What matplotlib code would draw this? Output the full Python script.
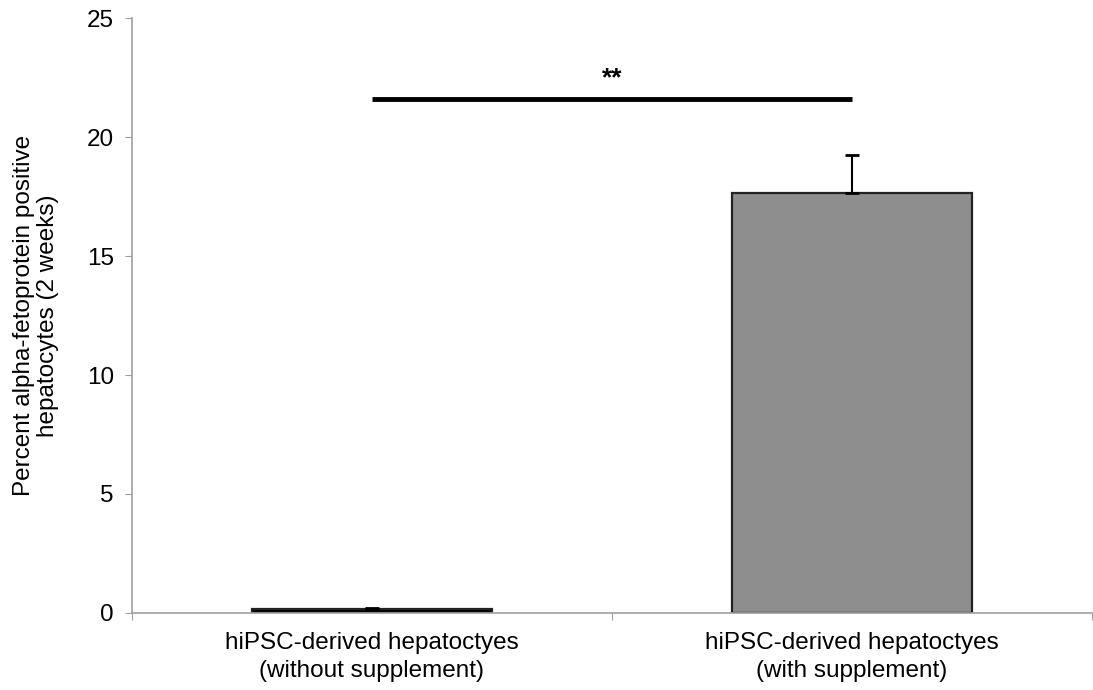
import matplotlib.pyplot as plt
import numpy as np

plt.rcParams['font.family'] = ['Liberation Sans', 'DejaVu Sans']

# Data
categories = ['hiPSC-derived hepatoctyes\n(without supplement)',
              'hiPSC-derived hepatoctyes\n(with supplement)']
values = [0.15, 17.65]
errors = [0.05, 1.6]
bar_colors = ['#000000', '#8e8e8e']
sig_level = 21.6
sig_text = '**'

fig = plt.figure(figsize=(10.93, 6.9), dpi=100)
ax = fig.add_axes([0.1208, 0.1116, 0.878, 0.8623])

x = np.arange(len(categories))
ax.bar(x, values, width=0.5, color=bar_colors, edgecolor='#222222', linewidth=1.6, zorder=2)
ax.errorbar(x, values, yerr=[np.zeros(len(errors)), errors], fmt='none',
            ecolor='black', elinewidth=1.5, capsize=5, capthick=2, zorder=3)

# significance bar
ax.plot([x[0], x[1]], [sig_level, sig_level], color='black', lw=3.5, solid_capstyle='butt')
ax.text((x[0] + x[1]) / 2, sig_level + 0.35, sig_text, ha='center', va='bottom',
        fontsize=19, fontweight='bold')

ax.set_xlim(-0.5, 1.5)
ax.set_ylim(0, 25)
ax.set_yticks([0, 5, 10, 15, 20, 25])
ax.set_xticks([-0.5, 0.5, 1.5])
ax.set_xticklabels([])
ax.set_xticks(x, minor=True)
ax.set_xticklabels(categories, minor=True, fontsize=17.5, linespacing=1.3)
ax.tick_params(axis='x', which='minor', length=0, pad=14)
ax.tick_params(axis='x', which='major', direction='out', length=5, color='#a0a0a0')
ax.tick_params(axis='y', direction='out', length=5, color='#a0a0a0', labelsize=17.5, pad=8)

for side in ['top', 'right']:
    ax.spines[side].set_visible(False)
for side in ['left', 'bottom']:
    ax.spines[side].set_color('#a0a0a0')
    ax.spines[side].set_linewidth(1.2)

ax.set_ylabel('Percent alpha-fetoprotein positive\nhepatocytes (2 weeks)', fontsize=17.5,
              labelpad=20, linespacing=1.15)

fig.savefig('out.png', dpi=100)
---
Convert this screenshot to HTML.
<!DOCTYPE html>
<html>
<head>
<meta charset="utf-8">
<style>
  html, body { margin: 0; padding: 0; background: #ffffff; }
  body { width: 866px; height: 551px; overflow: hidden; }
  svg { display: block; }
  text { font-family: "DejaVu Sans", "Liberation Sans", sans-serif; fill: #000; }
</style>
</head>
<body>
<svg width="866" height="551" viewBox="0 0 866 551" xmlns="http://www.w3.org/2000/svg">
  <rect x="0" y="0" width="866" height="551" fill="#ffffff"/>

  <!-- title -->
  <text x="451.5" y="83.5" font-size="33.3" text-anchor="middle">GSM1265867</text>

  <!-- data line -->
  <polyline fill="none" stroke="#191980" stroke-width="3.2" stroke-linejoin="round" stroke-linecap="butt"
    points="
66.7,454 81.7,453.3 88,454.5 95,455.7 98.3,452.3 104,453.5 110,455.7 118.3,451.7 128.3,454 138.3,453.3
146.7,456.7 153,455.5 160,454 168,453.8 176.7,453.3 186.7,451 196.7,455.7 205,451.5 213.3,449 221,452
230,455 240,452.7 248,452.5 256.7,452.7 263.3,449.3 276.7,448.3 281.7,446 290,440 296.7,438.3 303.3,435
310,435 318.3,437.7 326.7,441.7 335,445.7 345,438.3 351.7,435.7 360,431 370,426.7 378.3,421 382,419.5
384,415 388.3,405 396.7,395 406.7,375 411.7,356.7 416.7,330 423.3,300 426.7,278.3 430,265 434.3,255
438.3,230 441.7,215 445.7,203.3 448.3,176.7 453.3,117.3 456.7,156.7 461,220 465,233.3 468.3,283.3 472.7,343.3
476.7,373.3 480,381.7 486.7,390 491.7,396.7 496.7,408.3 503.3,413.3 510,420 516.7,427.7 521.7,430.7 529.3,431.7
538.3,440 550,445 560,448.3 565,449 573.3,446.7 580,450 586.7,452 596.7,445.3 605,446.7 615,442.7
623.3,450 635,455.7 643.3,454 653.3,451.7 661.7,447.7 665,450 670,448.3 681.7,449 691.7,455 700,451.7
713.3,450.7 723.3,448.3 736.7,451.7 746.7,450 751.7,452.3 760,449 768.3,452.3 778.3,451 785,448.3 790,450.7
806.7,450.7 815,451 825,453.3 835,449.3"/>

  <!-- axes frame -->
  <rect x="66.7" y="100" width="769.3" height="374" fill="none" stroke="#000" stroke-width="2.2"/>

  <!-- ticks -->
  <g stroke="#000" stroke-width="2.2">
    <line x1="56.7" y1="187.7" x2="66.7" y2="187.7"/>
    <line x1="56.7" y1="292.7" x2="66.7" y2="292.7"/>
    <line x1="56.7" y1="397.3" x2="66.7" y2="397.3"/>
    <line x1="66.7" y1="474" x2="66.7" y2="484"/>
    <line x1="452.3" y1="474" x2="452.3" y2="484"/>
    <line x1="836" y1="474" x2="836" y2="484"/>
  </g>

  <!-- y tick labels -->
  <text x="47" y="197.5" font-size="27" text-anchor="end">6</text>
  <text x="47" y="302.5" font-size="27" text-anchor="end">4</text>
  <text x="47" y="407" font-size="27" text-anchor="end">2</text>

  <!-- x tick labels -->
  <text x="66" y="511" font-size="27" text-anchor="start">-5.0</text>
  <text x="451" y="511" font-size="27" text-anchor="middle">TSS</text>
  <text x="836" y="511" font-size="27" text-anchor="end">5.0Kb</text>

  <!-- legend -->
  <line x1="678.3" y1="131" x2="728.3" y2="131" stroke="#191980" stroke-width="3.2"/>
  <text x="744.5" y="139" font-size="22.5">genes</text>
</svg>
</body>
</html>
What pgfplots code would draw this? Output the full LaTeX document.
...
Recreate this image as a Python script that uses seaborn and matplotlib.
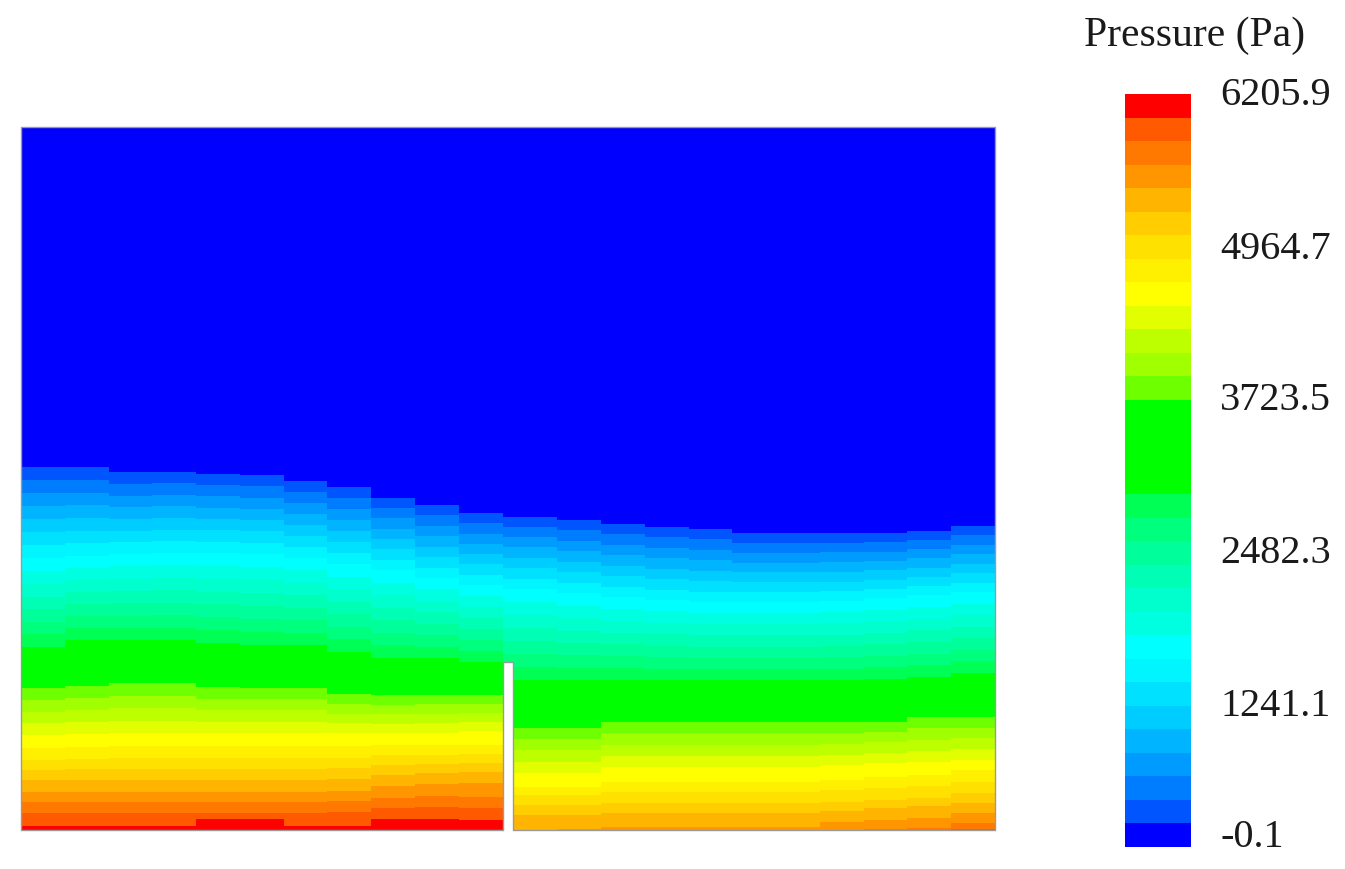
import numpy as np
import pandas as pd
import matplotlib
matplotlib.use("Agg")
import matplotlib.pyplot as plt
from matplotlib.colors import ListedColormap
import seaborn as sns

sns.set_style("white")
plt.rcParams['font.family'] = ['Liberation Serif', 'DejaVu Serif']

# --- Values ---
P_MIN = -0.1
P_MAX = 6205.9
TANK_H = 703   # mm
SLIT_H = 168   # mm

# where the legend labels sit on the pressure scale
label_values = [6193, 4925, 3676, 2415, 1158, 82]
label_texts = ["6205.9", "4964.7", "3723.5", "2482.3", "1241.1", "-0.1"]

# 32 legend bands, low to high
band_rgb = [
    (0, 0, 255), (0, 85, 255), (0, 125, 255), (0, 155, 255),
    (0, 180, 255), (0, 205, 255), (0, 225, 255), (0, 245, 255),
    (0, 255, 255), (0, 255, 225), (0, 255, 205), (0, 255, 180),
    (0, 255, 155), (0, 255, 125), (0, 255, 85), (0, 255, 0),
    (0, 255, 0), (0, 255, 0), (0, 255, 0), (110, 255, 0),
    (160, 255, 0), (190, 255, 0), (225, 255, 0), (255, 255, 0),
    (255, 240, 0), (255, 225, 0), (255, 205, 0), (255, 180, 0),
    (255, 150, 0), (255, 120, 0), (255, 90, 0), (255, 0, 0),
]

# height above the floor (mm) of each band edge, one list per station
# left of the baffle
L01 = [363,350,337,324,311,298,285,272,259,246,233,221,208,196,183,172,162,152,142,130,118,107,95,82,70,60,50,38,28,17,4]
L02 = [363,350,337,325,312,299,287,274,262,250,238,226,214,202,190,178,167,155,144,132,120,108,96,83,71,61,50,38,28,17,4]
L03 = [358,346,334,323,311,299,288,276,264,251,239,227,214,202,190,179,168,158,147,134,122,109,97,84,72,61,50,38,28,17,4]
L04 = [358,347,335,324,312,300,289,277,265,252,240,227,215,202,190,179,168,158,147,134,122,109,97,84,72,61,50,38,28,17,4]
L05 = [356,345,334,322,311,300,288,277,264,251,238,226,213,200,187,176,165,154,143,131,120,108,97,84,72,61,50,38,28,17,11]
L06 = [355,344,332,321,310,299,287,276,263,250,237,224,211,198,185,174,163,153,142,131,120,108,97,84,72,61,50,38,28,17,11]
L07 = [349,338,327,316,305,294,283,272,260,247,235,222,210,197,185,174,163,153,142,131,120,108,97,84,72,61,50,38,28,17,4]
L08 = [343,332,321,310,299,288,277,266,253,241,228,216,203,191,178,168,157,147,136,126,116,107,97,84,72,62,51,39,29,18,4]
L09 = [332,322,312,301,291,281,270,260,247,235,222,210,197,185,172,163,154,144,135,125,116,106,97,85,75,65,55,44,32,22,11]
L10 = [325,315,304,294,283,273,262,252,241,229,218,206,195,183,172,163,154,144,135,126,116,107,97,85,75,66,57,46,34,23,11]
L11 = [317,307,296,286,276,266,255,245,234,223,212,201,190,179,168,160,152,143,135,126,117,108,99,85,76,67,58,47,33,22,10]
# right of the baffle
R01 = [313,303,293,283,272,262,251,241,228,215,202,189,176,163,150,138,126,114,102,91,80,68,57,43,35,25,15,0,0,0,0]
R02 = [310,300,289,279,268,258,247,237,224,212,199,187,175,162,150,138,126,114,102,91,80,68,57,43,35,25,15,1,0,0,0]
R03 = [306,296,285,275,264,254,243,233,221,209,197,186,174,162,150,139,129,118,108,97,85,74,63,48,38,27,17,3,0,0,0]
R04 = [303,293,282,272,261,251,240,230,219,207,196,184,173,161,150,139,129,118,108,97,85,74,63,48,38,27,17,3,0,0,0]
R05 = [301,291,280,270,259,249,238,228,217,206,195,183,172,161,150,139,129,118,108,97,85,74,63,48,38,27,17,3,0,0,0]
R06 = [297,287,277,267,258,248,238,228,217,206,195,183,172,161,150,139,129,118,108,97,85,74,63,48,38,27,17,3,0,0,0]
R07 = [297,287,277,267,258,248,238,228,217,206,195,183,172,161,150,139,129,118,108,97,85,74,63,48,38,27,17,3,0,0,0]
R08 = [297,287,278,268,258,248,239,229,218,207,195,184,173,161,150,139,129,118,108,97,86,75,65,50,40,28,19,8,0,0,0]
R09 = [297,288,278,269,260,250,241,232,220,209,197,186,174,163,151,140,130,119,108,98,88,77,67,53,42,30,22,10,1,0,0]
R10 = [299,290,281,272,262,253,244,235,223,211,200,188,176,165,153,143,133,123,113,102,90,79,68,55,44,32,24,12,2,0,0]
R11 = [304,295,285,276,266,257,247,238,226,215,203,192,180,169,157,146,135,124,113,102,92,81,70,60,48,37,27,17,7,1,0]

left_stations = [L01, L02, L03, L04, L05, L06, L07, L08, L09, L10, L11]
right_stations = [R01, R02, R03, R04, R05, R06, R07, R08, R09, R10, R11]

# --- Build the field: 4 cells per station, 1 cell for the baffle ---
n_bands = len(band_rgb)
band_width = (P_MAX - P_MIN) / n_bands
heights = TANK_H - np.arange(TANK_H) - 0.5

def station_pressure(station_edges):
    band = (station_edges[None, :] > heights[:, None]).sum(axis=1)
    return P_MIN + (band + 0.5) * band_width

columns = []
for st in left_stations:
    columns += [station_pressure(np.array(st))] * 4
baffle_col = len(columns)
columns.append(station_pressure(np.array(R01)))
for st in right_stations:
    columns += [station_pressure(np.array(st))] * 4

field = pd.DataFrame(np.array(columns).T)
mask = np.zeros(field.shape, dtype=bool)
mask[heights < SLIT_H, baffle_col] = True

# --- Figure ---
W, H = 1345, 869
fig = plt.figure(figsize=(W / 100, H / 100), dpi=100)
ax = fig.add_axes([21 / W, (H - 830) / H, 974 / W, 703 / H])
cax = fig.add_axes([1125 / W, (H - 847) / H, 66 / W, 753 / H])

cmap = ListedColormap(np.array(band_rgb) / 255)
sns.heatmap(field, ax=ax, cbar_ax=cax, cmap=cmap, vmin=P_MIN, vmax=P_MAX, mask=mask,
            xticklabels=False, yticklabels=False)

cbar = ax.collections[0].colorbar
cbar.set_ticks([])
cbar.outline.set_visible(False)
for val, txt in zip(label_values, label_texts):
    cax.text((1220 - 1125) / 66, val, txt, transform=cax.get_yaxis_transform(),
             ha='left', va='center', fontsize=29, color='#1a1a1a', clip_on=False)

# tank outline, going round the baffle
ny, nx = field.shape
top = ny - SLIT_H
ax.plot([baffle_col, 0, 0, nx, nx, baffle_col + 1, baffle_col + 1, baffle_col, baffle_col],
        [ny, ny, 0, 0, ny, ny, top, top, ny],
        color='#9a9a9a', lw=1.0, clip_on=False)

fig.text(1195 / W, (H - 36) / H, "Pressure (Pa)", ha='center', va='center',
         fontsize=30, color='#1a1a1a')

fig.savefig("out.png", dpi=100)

* Set exercise:
Make an exact copy of the lines from the one containing "What matplotlib code" to the one containing "fig.savefig('out.png', dpi=100)", keeping both and leaving out every picture.

* Task result:
What matplotlib code would draw this? Output the full Python script.
import matplotlib.pyplot as plt
import numpy as np

plt.rcParams['font.family'] = ['Liberation Sans', 'DejaVu Sans']

# Data
categories = ['hiPSC-derived hepatoctyes\n(without supplement)',
              'hiPSC-derived hepatoctyes\n(with supplement)']
values = [0.15, 17.65]
errors = [0.05, 1.6]
bar_colors = ['#000000', '#8e8e8e']
sig_level = 21.6
sig_text = '**'

fig = plt.figure(figsize=(10.93, 6.9), dpi=100)
ax = fig.add_axes([0.1208, 0.1116, 0.878, 0.8623])

x = np.arange(len(categories))
ax.bar(x, values, width=0.5, color=bar_colors, edgecolor='#222222', linewidth=1.6, zorder=2)
ax.errorbar(x, values, yerr=[np.zeros(len(errors)), errors], fmt='none',
            ecolor='black', elinewidth=1.5, capsize=5, capthick=2, zorder=3)

# significance bar
ax.plot([x[0], x[1]], [sig_level, sig_level], color='black', lw=3.5, solid_capstyle='butt')
ax.text((x[0] + x[1]) / 2, sig_level + 0.35, sig_text, ha='center', va='bottom',
        fontsize=19, fontweight='bold')

ax.set_xlim(-0.5, 1.5)
ax.set_ylim(0, 25)
ax.set_yticks([0, 5, 10, 15, 20, 25])
ax.set_xticks([-0.5, 0.5, 1.5])
ax.set_xticklabels([])
ax.set_xticks(x, minor=True)
ax.set_xticklabels(categories, minor=True, fontsize=17.5, linespacing=1.3)
ax.tick_params(axis='x', which='minor', length=0, pad=14)
ax.tick_params(axis='x', which='major', direction='out', length=5, color='#a0a0a0')
ax.tick_params(axis='y', direction='out', length=5, color='#a0a0a0', labelsize=17.5, pad=8)

for side in ['top', 'right']:
    ax.spines[side].set_visible(False)
for side in ['left', 'bottom']:
    ax.spines[side].set_color('#a0a0a0')
    ax.spines[side].set_linewidth(1.2)

ax.set_ylabel('Percent alpha-fetoprotein positive\nhepatocytes (2 weeks)', fontsize=17.5,
              labelpad=20, linespacing=1.15)

fig.savefig('out.png', dpi=100)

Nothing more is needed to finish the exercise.